At Tabuk, between Medina and Damascus, the army came to a halt, that they might recover in that fertile neighbourhood from the toilsome, painful march. Here Mohammed received the submission of the chiefs of some of the Syrian border towns and the homage of a Christian prince. They purchased peace at the price of an annual tribute. Nevertheless Mohammed did not deem it advisable to advance further into the enemy’s country with his small following; he set out on the return march, and through many hardships and perils arrived at Medina after an absence of twenty days. For a time the disobedient were excluded from the circle of the believers; but when with penitence and contrition they sued for forgiveness they were received back into favour. Soon after this, death freed the prophet from his most dangerous adversary, Abdallah ben Obayyah. This event, as well as the homage of more and more Arab tribes, restored his spirits, which had been deeply affected by the death of his two daughters, Zainab and Umm Kolthum. The ninth Sura of the Koran, the symbol of the religion of the sword which he imparted to a host of pilgrims in a reading at the site of the holy temple at Mecca, may be taken as the outpouring of this exalted state of mind. In this he renounced peace with all unbelievers, heathen, Jews, and Christians, forbade them ever to set foot in the sanctuary, and declared perpetual war against them to be a sacred duty. In it he also reiterated the threats and curses against the hypocrites and loiterers who delayed to march to the holy war. Ali’s delivery of this declaration before all the people had the desired effect. The ambassadors, who in the name of the princes and tribes declared the latter’s accession to Islam, were as numerous “as the dates which fall from the palm tree in the time of ripeness.” From the frontier of Syria to the southern end of the peninsula and to the mountains bordering on the Indian Ocean and the Persian Gulf, tribes of all tongues and religions hastened to find the key of paradise in the faith in the “One God who has no fellow.” When in the tenth year of the Hegira, Mohammed, with his nine wives, proceeded on his last pilgrimage to Mecca, which was to serve the Moslems for all future times as a pattern and example, 40,000 (or according to some accounts as many as 114,000) of the faithful accompanied him.
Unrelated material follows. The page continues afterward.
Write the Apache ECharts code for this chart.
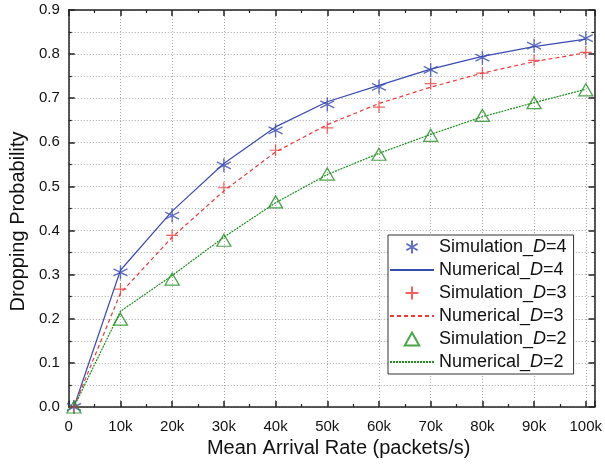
<!DOCTYPE html>
<html>
<head>
<meta charset="utf-8">
<script src="https://cdn.jsdelivr.net/npm/echarts@6/dist/echarts.min.js"></script>
<style>
html,body{margin:0;padding:0;background:#fff;}
#chart{width:605px;height:466px;}
</style>
</head>
<body>
<div id="chart"></div>
<script>
const arrivalRates = [1000, 10000, 20000, 30000, 40000, 50000, 60000, 70000, 80000, 90000, 100000];
const simD4 = [0, 0.305, 0.434, 0.548, 0.627, 0.686, 0.726, 0.764, 0.792, 0.819, 0.836];
const numD4 = [0, 0.310, 0.444, 0.552, 0.635, 0.692, 0.729, 0.766, 0.795, 0.817, 0.834];
const simD3 = [0, 0.267, 0.389, 0.497, 0.582, 0.633, 0.680, 0.733, 0.757, 0.786, 0.804];
const numD3 = [0, 0.258, 0.385, 0.490, 0.578, 0.640, 0.688, 0.725, 0.757, 0.783, 0.803];
const simD2 = [0, 0.199, 0.290, 0.378, 0.465, 0.528, 0.573, 0.616, 0.661, 0.690, 0.719];
const numD2 = [0, 0.217, 0.298, 0.385, 0.463, 0.527, 0.575, 0.618, 0.658, 0.690, 0.720];
const seriesNames = ['Simulation_D=4', 'Numerical_D=4', 'Simulation_D=3', 'Numerical_D=3', 'Simulation_D=2', 'Numerical_D=2'];

const FONT = "'Liberation Sans', Arial, sans-serif";
const BLUE = '#3a4cb4', RED = '#f03a3a', GREEN = '#1f8f1f';
const pairs = ys => arrivalRates.map((x, i) => [x, ys[i]]);

const ASTER = 'path://M0,-10 L0,10 M-8.66,-5 L8.66,5 M-8.66,5 L8.66,-5';
const PLUS = 'path://M0,-10 L0,10 M-10,0 L10,0';
const TRI = 'path://M0,-10 L10,8 L-10,8 Z';

const axisCommon = {
  axisLine: {show: true, onZero: false, lineStyle: {color: '#222', width: 1.5}},
  axisTick: {show: true, inside: true, length: 6, lineStyle: {color: '#222', width: 1.5}},
  minorTick: {show: true, splitNumber: 2, length: 3, lineStyle: {color: '#222', width: 1.2}},
};

const legendData = seriesNames.map((n, i) => i % 2 === 1
  ? {name: n, itemStyle: {opacity: 0}}
  : {name: n});

const chart = echarts.init(document.getElementById('chart'), null, {renderer: 'canvas'});
chart.setOption({
  animation: false,
  backgroundColor: '#fff',
  textStyle: {fontFamily: FONT},
  grid: {left: 66, right: 7, top: 10, bottom: 59},
  legend: {
    orient: 'vertical', left: 388, top: 235,
    data: legendData,
    backgroundColor: '#fff', borderColor: '#333', borderWidth: 1, borderRadius: 0,
    padding: [3, 7, 3, 1],
    itemWidth: 44, itemHeight: 13, itemGap: 5,
    formatter: name => {
      const p = name.split('D');
      return '{n|' + p[0] + '}{i|D}{n|' + p[1] + '}';
    },
    textStyle: {
      fontFamily: FONT, fontSize: 18, color: '#111',
      rich: {
        n: {fontFamily: FONT, fontSize: 18, color: '#111', lineHeight: 18},
        i: {fontFamily: FONT, fontSize: 18, color: '#111', fontStyle: 'italic', lineHeight: 18}
      }
    }
  },
  xAxis: [
    Object.assign({}, axisCommon, {
      type: 'value', min: 0, max: 101700, interval: 10000, position: 'bottom',
      name: 'Mean Arrival Rate (packets/s)', nameLocation: 'middle', nameGap: 25,
      nameTextStyle: {fontFamily: FONT, fontSize: 20, color: '#111', padding: [0, 0, 0, 14]},
      axisLabel: {
        fontFamily: FONT, fontSize: 15, color: '#111', margin: 12,
        showMaxLabel: true,
        formatter: v => v === 0 ? '0' : (v % 10000 === 0 ? (v / 1000) + 'k' : '')
      },
      splitLine: {show: true, lineStyle: {color: '#aaa', type: [1, 2], width: 1}},
      minorSplitLine: {show: false}
    }),
    Object.assign({}, axisCommon, {
      type: 'value', min: 0, max: 101700, interval: 10000, position: 'top',
      axisLabel: {show: false}, splitLine: {show: false}
    })
  ],
  yAxis: [
    Object.assign({}, axisCommon, {
      type: 'value', min: 0, max: 0.9, interval: 0.1, position: 'left',
      name: 'Dropping Probability', nameLocation: 'middle', nameGap: 40,
      nameTextStyle: {fontFamily: FONT, fontSize: 20, color: '#111', padding: [0, 26, 0, 0]},
      axisLabel: {fontFamily: FONT, fontSize: 15, color: '#111', margin: 9, formatter: v => v.toFixed(1)},
      splitLine: {show: true, lineStyle: {color: '#aaa', type: [1, 2], width: 1}},
      minorSplitLine: {show: true, lineStyle: {color: '#aaa', type: [1, 2], width: 1}}
    }),
    Object.assign({}, axisCommon, {
      type: 'value', min: 0, max: 0.9, interval: 0.1, position: 'right',
      axisLabel: {show: false}, splitLine: {show: false}
    })
  ],
  series: [
    {name: seriesNames[0], type: 'scatter', data: pairs(simD4), symbol: ASTER, symbolSize: 14, z: 5,
     itemStyle: {color: 'none', borderColor: BLUE, borderWidth: 1.4}},
    {name: seriesNames[1], type: 'line', data: pairs(numD4), symbol: 'none', z: 3,
     lineStyle: {color: BLUE, width: 1.2, type: 'solid'}, itemStyle: {color: BLUE}},
    {name: seriesNames[2], type: 'scatter', data: pairs(simD3), symbol: PLUS, symbolSize: 12, z: 5,
     itemStyle: {color: 'none', borderColor: RED, borderWidth: 1.2}},
    {name: seriesNames[3], type: 'line', data: pairs(numD3), symbol: 'none', z: 3,
     lineStyle: {color: RED, width: 1.2, type: [4, 3]}, itemStyle: {color: RED}},
    {name: seriesNames[4], type: 'scatter', data: pairs(simD2), symbol: TRI, symbolSize: [14, 12], z: 5,
     itemStyle: {color: 'none', borderColor: GREEN, borderWidth: 1.3}},
    {name: seriesNames[5], type: 'line', data: pairs(numD2), symbol: 'none', z: 3,
     lineStyle: {color: GREEN, width: 1.2, type: [2, 1]}, itemStyle: {color: GREEN}}
  ]
});
</script>
</body>
</html>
On this pilgrimage the suffering condition of the prophet first became manifest. With great effort he passed seven times round the Kaaba, and as he did so he prayed: “O Lord, prosper us in this life and the next, and preserve us from the pains of hell.” The unnatural agitations and paroxysms of his soul, the great physical exertions, the insidious poison of Khaibar, and finally his grief at the loss of his young son Ibrahim, whom, to his extreme joy, the Egyptian slave Maria had borne to him in the previous year and on whom he had set all his hopes—all these things undermined his health and hastened his end. The laments into which he broke out at sight of the child’s corpse already contained a foreboding of his own approaching end.
“I am grieved at thy loss,” he said, “mine eye weeps and my heart is sad, yet will I utter no lament which may anger the Lord; were I not convinced that I should follow thee, my grief would be inconsolable, but we are God’s and shall return to him.”